Cumhurbaşkanına soru sorma imkanım olsa şu soruyu sorardım:
İstanbul ve Diyarbakır başta olmak üzere bir çok yerde halkın oy verip seçtiği belediye başkanları görevden alındı. Yerine ya az sayıda meclis üyesinin oy verdiği, ya da devletin kayyum denen yöntem ile atama yaptığına son yıllarda çok şahit oluyoruz. Bu işin sonu nereye varacak ?
Başbakan, İstanbul, Diyarbakır, Mardin büyükşehir belediye başkanları başta olmak üzere adeta seçmenin yarıdan fazlasının oy vererek iradesini ortaya koyduğu adaylar bir şekilde görevinin başında değil.
Bu şartlar altında parti genel başkanları seçime girsin onlar aldıkları oylara göre Belediye başkanları başta olmak üzere kadrolarını belirlesin.

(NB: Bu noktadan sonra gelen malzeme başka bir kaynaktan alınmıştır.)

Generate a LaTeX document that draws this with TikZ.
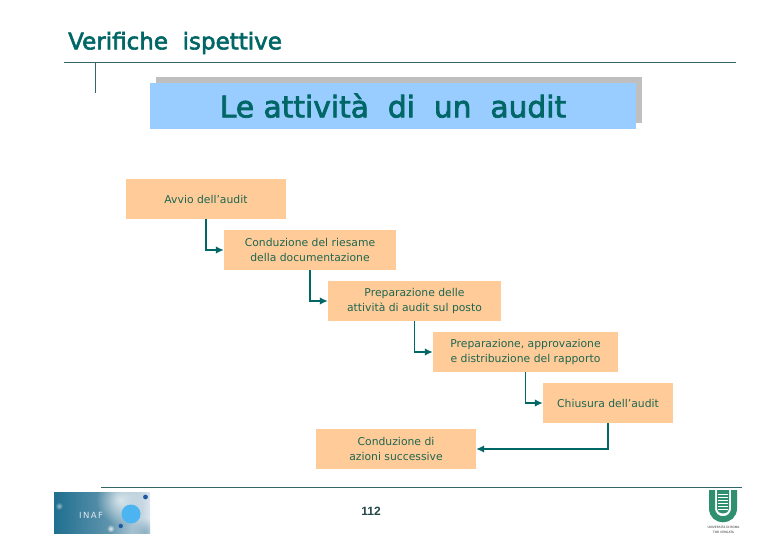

Bir basın mensubu olarak bir çok şeyin ters işlediğini vurgulayarak bu şekilde ilerleme şansımız olmaz demek isterim.
Kadir Topbaş'ta kendisine oy veren seçmene neden istifa etmek zorunda kaldığını açık ve net bir şekilde İstanbul Seçmenine anlatsın.

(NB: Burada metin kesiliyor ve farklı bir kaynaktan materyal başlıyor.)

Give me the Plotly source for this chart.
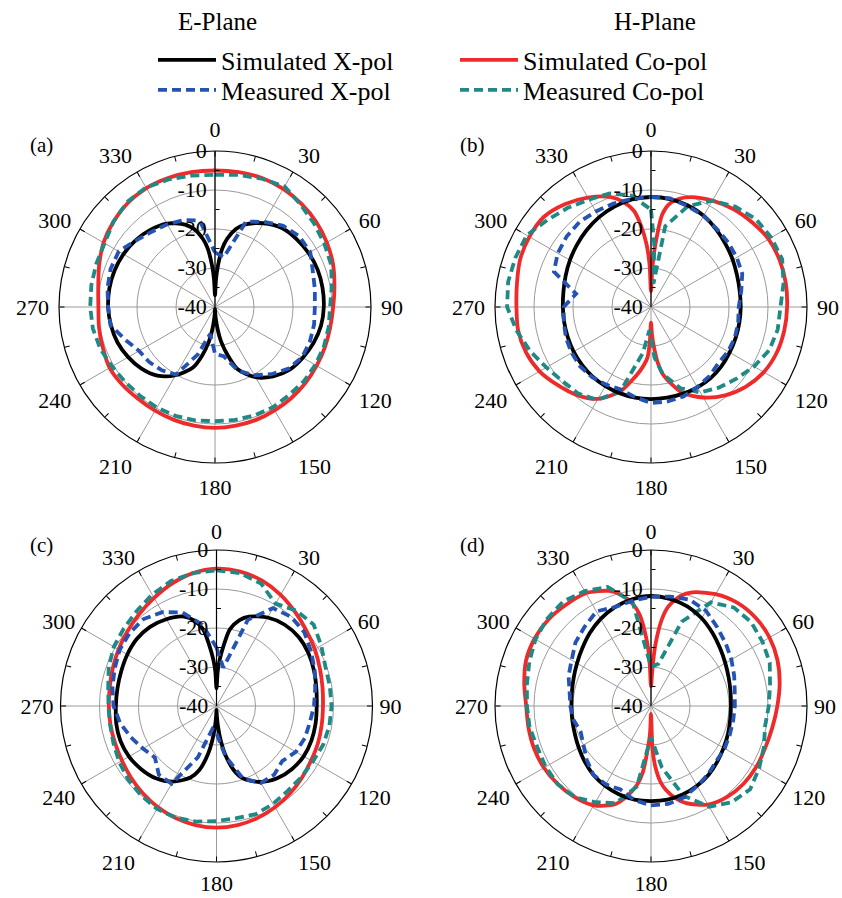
import plotly.graph_objects as go

# ---------------- data (dB vs angle in degrees) ----------------
SIM_T = [0, 2, 4, 7, 10, 15, 20, 30, 40, 50, 60, 70, 80, 90, 100, 110, 120, 130, 140, 150,
         160, 165, 170, 173, 176, 178, 180, 182, 184, 187, 190, 195, 200,
         210, 220, 230, 240, 250, 260, 270, 280, 290, 300, 310, 320, 330, 340,
         345, 350, 353, 356, 358, 360]
T10 = [0, 10, 20, 30, 40, 50, 60, 70, 80, 90, 100, 110, 120, 130, 140, 150, 160, 170, 180,
       190, 200, 210, 220, 230, 240, 250, 260, 270, 280, 290, 300, 310, 320, 330, 340, 350, 360]
B_MEAS_CO_T = [0, 3, 6, 10, 20, 30, 40, 50, 60, 70, 80, 90, 100, 110, 120, 130, 140, 150, 160, 170,
               176, 184, 190, 200, 210, 220, 230, 240, 250, 260, 270, 280, 290, 300, 310, 320, 330,
               340, 350, 360]

# (a) E-plane
A_SIM_X = [-37, -33, -29.5, -25, -22.3, -19.3, -17.5, -15.2, -13.5, -12.8, -12.3, -12.0, -12.0, -12.1,
           -12.4, -13.1, -14.0, -15.0, -16.8, -19.2, -23, -27, -31, -34, -37, -38.5, -39.5,
           -38.5, -37, -34, -31, -27, -23.5, -19.8, -17.0, -15.4, -14.3, -13.4, -12.9, -12.6,
           -12.5, -12.6, -12.9, -13.4, -14.2, -15.3, -17.5, -19.3, -22.3, -25, -29.5, -33, -37]
A_SIM_CO = [-5.0, -4.9, -4.8, -5.0, -5.5, -6.1, -6.9, -7.8, -8.9, -9.7, -10.0, -10.0, -9.9, -9.7,
            -9.5, -9.4, -9.2, -9.1, -9.0, -9.1, -9.2, -9.3, -9.3, -9.0, -8.8, -9.4, -9.8, -10.1,
            -9.6, -8.4, -7.0, -6.0, -5.2, -4.8, -4.8, -4.9, -5.0]
A_MEAS_X = [-26, -27, -16.7, -14.8, -12.8, -11.8, -11.8, -13.3, -14.0, -14.4, -14.2, -14.1, -14.2,
            -15.4, -17.5, -19.8, -22.6, -27.2, -28, -33, -27, -20, -18.8, -18.0, -17.5, -15.5,
            -12.8, -12.6, -12.0, -11.5, -11.5, -13.5, -14.8, -15.5, -16.3, -17.5, -26]
A_MEAS_CO = [-6.1, -5.6, -5.0, -4.3, -5.8, -6.8, -7.6, -8.3, -9.6, -10.5, -10.4, -10.3, -10.3, -10.3,
             -10.5, -10.3, -10.4, -10.6, -10.7, -10.5, -10.3, -10.2, -10.2, -10.0, -9.5, -8.7,
             -8.2, -8.0, -7.8, -7.6, -7.3, -6.0, -4.9, -4.6, -5.2, -5.8, -6.1]

# (b) H-plane
B_SIM_X = [-11.8, -11.9, -12.3, -13.0, -14.0, -15.0, -15.8, -16.5, -16.9, -17.0, -17.0, -16.9, -16.7,
           -16.4, -16.2, -16.2, -16.3, -16.4, -16.4, -16.4, -16.5, -16.6, -16.7, -16.9, -17.1,
           -17.3, -17.4, -17.4, -17.2, -16.7, -16.0, -15.2, -14.3, -13.4, -12.6, -12.0, -11.8]
B_SIM_CO = [-36, -30, -24, -16, -13.2, -11.2, -10.0, -8.5, -7.2, -6.2, -5.2, -4.9, -4.9, -5.1, -5.3,
            -5.7, -6.6, -8.2, -10.4, -13.2, -16.6, -19.5, -22.5, -25.5, -30, -33, -36,
            -31, -27, -25, -23.2, -20.3, -17, -12.8, -10.5, -8.8, -7.0, -5.9, -5.4, -5.5, -5.1,
            -4.3, -4.0, -4.1, -5.6, -7.6, -10.0, -12.0, -15.0, -19, -24, -29, -36]
B_MEAS_X = [-11.8, -11.7, -12.5, -13.0, -13.8, -14.2, -14.6, -15.1, -16.5, -17.5, -17.3, -17.1, -17.2,
            -17.5, -16.8, -16.3, -15.6, -15.4, -15.4, -16.5, -17.5, -17.0, -16.5, -16.3, -16.5,
            -16.8, -17.3, -17.6, -20.5, -13.5, -12.4, -11.8, -11.5, -11.7, -11.8, -11.8, -11.8]
B_MEAS_CO = [-15, -24, -34, -19, -12.5, -8.5, -6.4, -4.9, -4.4, -4.2, -5.5, -6.8, -7.0, -7.7, -9.5,
             -11.4, -13.0, -14.7, -17.8, -22.5, -27, -34, -28, -17, -12.5, -11.0, -10.4, -9.0,
             -7.0, -5.0, -3.1, -2.8, -3.0, -3.2, -5.3, -6.8, -8.2, -9.0, -11.0, -15]

# (c) E-plane
C_SIM_X = [-35.5, -31, -28, -24, -20, -17.2, -15.6, -13.8, -12.8, -12.5, -12.8, -13.4, -14.0, -14.3,
           -14.2, -14.1, -14.2, -14.8, -15.8, -17.5, -20.3, -23, -27.5, -31, -35, -37.5, -39,
           -37.5, -35, -31, -27.5, -23, -20.5, -17.6, -15.8, -14.8, -14.1, -13.8, -13.9, -14.2,
           -14.2, -14.0, -13.6, -13.3, -13.5, -14.3, -15.6, -17.2, -20, -24, -28, -31, -35.5]
C_SIM_CO = [-4.8, -5.0, -5.8, -7.1, -8.6, -9.9, -10.9, -11.8, -12.4, -12.7, -12.6, -12.3, -12.0,
            -11.4, -10.7, -10.0, -9.4, -9.0, -8.8, -9.0, -9.4, -10.0, -10.7, -11.4, -12.0, -12.3,
            -12.4, -12.4, -12.2, -11.7, -11.0, -10.2, -9.2, -8.0, -6.6, -5.4, -4.8]
C_MEAS_X = [-25, -30, -16.5, -11.0, -10.2, -10.6, -12.0, -13.2, -14.3, -15.0, -15.7, -15.9, -16.5,
            -18.0, -17.0, -17.2, -20.2, -27, -33, -34, -26, -17.0, -17.0, -19.4, -18.2, -16.6,
            -14.9, -13.6, -12.9, -12.2, -11.3, -10.9, -10.9, -12.2, -14.5, -18.8, -25]
C_MEAS_CO = [-5.2, -5.4, -6.6, -9.7, -8.1, -7.5, -9.0, -10.3, -10.5, -10.5, -10.6, -10.9, -11.5,
             -11.6, -11.6, -11.0, -10.5, -10.8, -10.5, -9.9, -9.5, -9.5, -10.0, -10.5, -11.2,
             -11.9, -12.3, -12.3, -11.8, -10.6, -9.6, -9.0, -8.2, -7.0, -5.9, -5.4, -5.2]

# (d) H-plane
D_SIM_X = [-11.8, -12.1, -12.8, -14.0, -15.5, -16.9, -18.0, -18.8, -19.3, -19.5, -19.4, -19.0, -18.5,
           -17.8, -17.0, -16.4, -15.9, -15.6, -15.6, -15.6, -15.9, -16.4, -17.0, -17.8, -18.6,
           -19.2, -19.5, -19.6, -19.4, -18.9, -18.1, -17.0, -15.6, -14.2, -13.0, -12.2, -11.8]
D_SIM_CO = [-35, -31, -24.5, -17.8, -14, -10.8, -9.0, -6.9, -5.5, -4.9, -4.9, -5.5, -6.5, -7.6, -8.4,
            -8.8, -8.8, -9.0, -9.6, -10.8, -13.5, -15.5, -18.2, -20.5, -24.5, -29, -38,
            -33, -29.5, -23, -19.5, -16, -13.2, -10.6, -9.5, -8.8, -8.3, -8.1, -8.1, -8.0, -7.0,
            -5.9, -5.5, -5.6, -6.1, -6.6, -8.6, -10.5, -13.5, -16.5, -22.5, -27.5, -35]
D_MEAS_X = [-12.0, -11.5, -11.0, -11.8, -13.6, -15.0, -16.2, -17.3, -18.2, -18.5, -18.6, -18.5, -18.2,
            -18.1, -17.2, -16.3, -15.1, -14.5, -14.5, -15.5, -17.2, -16.8, -17.0, -18.5, -20.0,
            -20.8, -19.8, -19.3, -18.8, -17.5, -16.5, -14.7, -13.5, -12.0, -13.0, -12.6, -12.0]
D_MEAS_CO = [-30, -29, -17, -9.3, -7.0, -6.5, -7.0, -7.6, -9.0, -9.8, -10.3, -9.2, -8.0, -6.8, -7.8,
             -10.2, -15.5, -24, -32, -19, -13.5, -11.5, -9.5, -8.8, -8.8, -9.0, -8.4, -8.2, -7.7,
             -6.8, -5.8, -5.2, -5.0, -6.0, -7.5, -13, -30]

R_TICKS = [-40, -30, -20, -10, 0]
R_TICK_TEXT = ["-40", "-30", "-20", "-10", "0"]
R_MINOR = [-35, -25, -15, -5]
ANG_TICKS = [0, 30, 60, 90, 120, 150, 180, 210, 240, 270, 300, 330]
MINOR_TICKS = list(range(0, 360, 15))
PANEL_LABELS = ["(a)", "(b)", "(c)", "(d)"]
NAMES = ["Simulated X-pol", "Measured X-pol", "Simulated Co-pol", "Measured Co-pol"]

# ---------------- style ----------------
FONT = "Liberation Serif"
RED = "#ee2a2a"
BLUE = "#2453b3"
TEAL = "#1f8a85"
BLACK = "#000000"
LW = 3.8
DASH = "9px,5px"

W, H = 842, 898
px = lambda v: v / W
py = lambda v: 1 - v / H

DOMAINS = [
    dict(x=[px(59), px(371)], y=[py(463), py(151)]),
    dict(x=[px(495), px(807)], y=[py(463), py(151)]),
    dict(x=[px(60.5), px(372.5)], y=[py(862), py(550)]),
    dict(x=[px(495), px(807)], y=[py(862), py(550)]),
]
LABEL_PAD = [5, 5, 2, 2]   # extra gap between circle and angle labels per panel

panels = [
    (SIM_T, A_SIM_X, T10, A_MEAS_X, T10, A_SIM_CO, T10, A_MEAS_CO),
    (T10, B_SIM_X, T10, B_MEAS_X, SIM_T, B_SIM_CO, B_MEAS_CO_T, B_MEAS_CO),
    (SIM_T, C_SIM_X, T10, C_MEAS_X, T10, C_SIM_CO, T10, C_MEAS_CO),
    (T10, D_SIM_X, T10, D_MEAS_X, SIM_T, D_SIM_CO, T10, D_MEAS_CO),
]

fig = go.Figure()
for i, (t1, r1, t2, r2, t3, r3, t4, r4) in enumerate(panels):
    sp = "polar" if i == 0 else f"polar{i + 1}"
    specs = [
        (t3, r3, RED, "solid", NAMES[2], "legend3"),
        (t4, r4, TEAL, DASH, NAMES[3], "legend4"),
        (t1, r1, BLACK, "solid", NAMES[0], "legend"),
        (t2, r2, BLUE, DASH, NAMES[1], "legend2"),
    ]
    for th, rr, col, dash, name, lg in specs:
        smooth = dash == "solid"
        fig.add_trace(go.Scatterpolar(
            theta=th, r=rr, mode="lines", name=name, subplot=sp,
            line=dict(color=col, width=LW, dash=dash,
                      shape="spline" if smooth else "linear", smoothing=0.8 if smooth else None),
            showlegend=(i == 0), legend=lg, hoverinfo="skip",
        ))
    # overlay subplot carrying the small (minor) ticks
    fig.add_trace(go.Scatterpolar(theta=[0], r=[-40], mode="markers", subplot=f"polar{i + 5}",
                                  marker=dict(size=0.1, opacity=0), showlegend=False, hoverinfo="skip"))

tickfont = dict(family=FONT, size=22, color="black")
GRID = "#9a9a9a"
for i, dom in enumerate(DOMAINS):
    key = "polar" if i == 0 else f"polar{i + 1}"
    fig.layout[key] = dict(
        domain=dom, bgcolor="rgba(0,0,0,0)",
        radialaxis=dict(range=[-40, 0], tickvals=R_TICKS, ticktext=R_TICK_TEXT, angle=90,
                        tickangle=90, side="counterclockwise",
                        showline=True, linecolor="black", linewidth=1.2, ticks="",
                        gridcolor=GRID, gridwidth=0.8, tickfont=tickfont),
        angularaxis=dict(rotation=90, direction="clockwise", tickvals=ANG_TICKS,
                         ticktext=[str(v) for v in ANG_TICKS],
                         ticks="outside", ticklen=LABEL_PAD[i], tickcolor="rgba(0,0,0,0)",
                         showgrid=True, gridcolor=GRID, gridwidth=0.8,
                         showline=True, linecolor="black", linewidth=1.2, tickfont=tickfont),
    )
    fig.layout[f"polar{i + 5}"] = dict(
        domain=dom, bgcolor="rgba(0,0,0,0)",
        radialaxis=dict(range=[-40, 0], tickvals=R_MINOR, angle=90, side="clockwise",
                        showticklabels=False, showline=False, showgrid=False,
                        ticks="outside", ticklen=4, tickwidth=1, tickcolor="black"),
        angularaxis=dict(rotation=90, direction="clockwise", tickvals=MINOR_TICKS,
                         ticks="inside", ticklen=5, tickwidth=1, tickcolor="black",
                         showticklabels=False, showgrid=False, showline=False),
    )

annotations = [
    dict(text="E-Plane", x=px(218), y=py(21), font=dict(family=FONT, size=25, color="black")),
    dict(text="H-Plane", x=px(655), y=py(21), font=dict(family=FONT, size=25, color="black")),
]
label_pos = [(41, 145), (472, 145), (41, 545), (472, 545)]
for lab, (lx, ly) in zip(PANEL_LABELS, label_pos):
    annotations.append(dict(text=lab, x=px(lx), y=py(ly),
                            font=dict(family=FONT, size=21, color="black")))
for a in annotations:
    a.update(xref="paper", yref="paper", showarrow=False, xanchor="center", yanchor="middle")

legfont = dict(family=FONT, size=26, color="black")
def leg(x, y):
    return dict(x=px(x), y=py(y), xanchor="left", yanchor="middle", font=legfont,
                bgcolor="rgba(0,0,0,0)", itemwidth=58, borderwidth=0)

fig.update_layout(
    width=W, height=H, margin=dict(l=0, r=0, t=0, b=0),
    paper_bgcolor="white", plot_bgcolor="white",
    annotations=annotations,
    legend=leg(153, 60), legend2=leg(153, 90),
    legend3=leg(455, 60), legend4=leg(455, 90),
)

# remove the browser's default 8 px body margin so the 842x898 figure fills the window exactly
fig.write_html("out.html", config={"displayModeBar": False},
               post_script="document.body.style.margin='0';document.body.style.overflow='hidden';")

Gördüğüm luzum üzerine istfa ettim İBB başkanlık makamı için yeterli değil.
Bir spor kulübü başkanı, bir dernek başkanı,veya muadil bir yerde görev yapan birisi istifa ederken gördüğüm lüzüm üzerine diyebilir.
Ama 11 milyon'a yakın seçmenin olduğu istanbul Halkının oyları ile iş başına gelen Belediye bakanı bize "gördüğüm luzum üzerine istifa ettim diyemez" Hem istanbul'u güzel idare ettim,vicdanen rahatım diyeceksin hem de haklı bir gereçke sunmadan istifa eedeceskin. Bu DEMOKRASİ'nin hakim olduğu bir yerde kabul görmez.
İBB başkanı açık samimi ve mert bir şekilde "Ey halkım 13.5 yıldır size hizmet etmeye çalıştım. Ama şu veya bu gerekçelerden dolayı artık görev yapma ortamım kalmadığı için istifa ediyorum demeyi seçmen olarak hak ettiğimi düşünüyorum". Kadir başkan sana oy veren birisi olarak bana istifa gerekçeni anlatman gerekir diye düşünüyorum..
Keşke Hayırlı olsun diyebilsem
Hangi taraftan bakarsam bakayım Kadir Topbaş’tan boşalan İstanbul Büyük Şehir Belediye Başkanlığı için Recep Tayyip Erdoğan’ın hangi gerekçeler ile Mevlüt Uysal’a aday gösterip seçtirmesini anlayabilmiş değilim.
Sancaktepe Belediye başkanı İsmail Erdem aday gösterilseydi diyecektim ki İstanbul’da ki Sivaslıların gönlünü almak için aday yapıldı.
Esenler Belediye başkanı Mehmet Tevfik Göksu Aday gösterilseydi diyecektim ki adam pratik ve aktif bir insan İstanbul’da da hatırı sayılır Adıyamanlı seçmen var bu gerekçeleri yeterli bulacaktım.
Meclis Grup Başkan Başkan vekili Av.Temel Başalan aday olsaydı meclisin içinde birisi diyecektik. Kısacası Mevlüt başkan Alanyalı elimde sayı yok ama Antalya ve ilçesi olan Alanyalı seçmen sayısı galiba İstanbul’da en az seçmeni olan yer olarak karşımıza çıkıyor.
Mevlüt Bey’in şahıs olarak Ak Partiye oy katkısı yapacak potansiyeli olmadığını düşünüyorum.
Özetle Başbakanımız halkın seçtiği değil, şu an İBB başkanımız da artık halkın seçtiği başkan değil. Bu şekli ile ne kadar ve nereye kadar devam edeceğini kestiremiyorum.
Keşke 8 yıldır tanıdığım, Cami içinde bile kalp kıran Mevlüt Uysal’ın İBB’ye başkan olmasına hayırlı olsun diyebilseydim ama diyemiyorum. İnşallah ben yanılırım ve başkan şehirlerin prensi olan İstanbul’a güzel hizmetler yapar diyeyim.